Concernant le but affiché d’un retour à l’emploi plus rapide et plus massif, il est atteint au prix d’une plus grande instabilité et d’une baisse qualitative pour les anciens chômeurs. Selon les données, 31 % des anciens allocataires ont un emploi salarié 3 mois après la fin de leurs droits au chômage, 58 % sont au moins une fois en emploi salarié dans l’année suivante. Cela signifie que de nombreux anciens privés d’emploi retrouvent un travail, mais souvent de façon fragmentée, enchaînant les CDD, intérims ou contrats courts.

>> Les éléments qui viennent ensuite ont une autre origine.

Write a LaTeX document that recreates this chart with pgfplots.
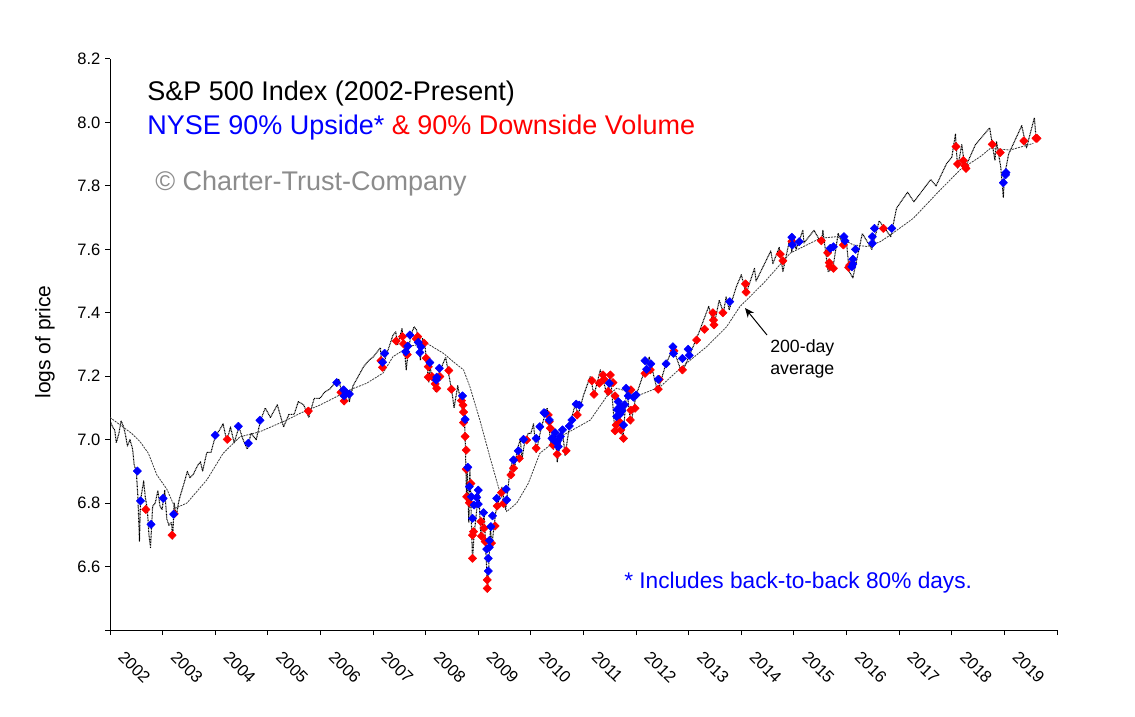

Une réforme rentable mais socialement coûteuse
Dans ces parcours, les minima sociaux jouent un rôle de « filet de sécurité » temporaire, mais beaucoup restent dans une situation précaire, alternant emplois courts et périodes sans revenus. Différents travaux économiques suggèrent que réduire la durée d’indemnisation tend à accélérer le retour à l’emploi, mais avec une nuance importante : cela peut aussi conduire à ce que les chômeurs acceptent plus rapidement des emplois moins stables, moins bien rémunérés ou de moindre qualité.
La perspective d’une fin de droits rapide accentue la précarité psychologique, pousse à accepter plus vite des emplois moins adaptés ou éloignés du domicile. Les seuls à tirer leur épingle du jeu sont les aspirant entrepreneurs. Pour compenser la baisse des droits, le gouvernement a en effet relevé en juillet 2023 le taux de l’Aide à la reprise ou à la création d’entreprise (ARCE) de 45 % à 60 % du capital de droits restants.
L’effet a été immédiat : un bond des demandes avec + 35 % de bénéficiaires de l’ARCE entre 2022 et 2024 et 820 millions d’euros versés en 2024, soit + 37 % en deux ans. Trop tôt pour dire si ces nouvelles pousses à foison seront viables. Mais on peut soupçonner qu’une part des velléités entrepreneuriales constituent simplement un moyen de « récupérer » une plus forte indemnisation de l’assurance chômage.
Donc si la réforme atteint ses objectifs financiers, ce n’est qu’au prix d’une augmentation du nombre de personnes en fin de droits et d’un report vers la solidarité nationale, transférant une partie de la charge de l’Assurance chômage vers l’État.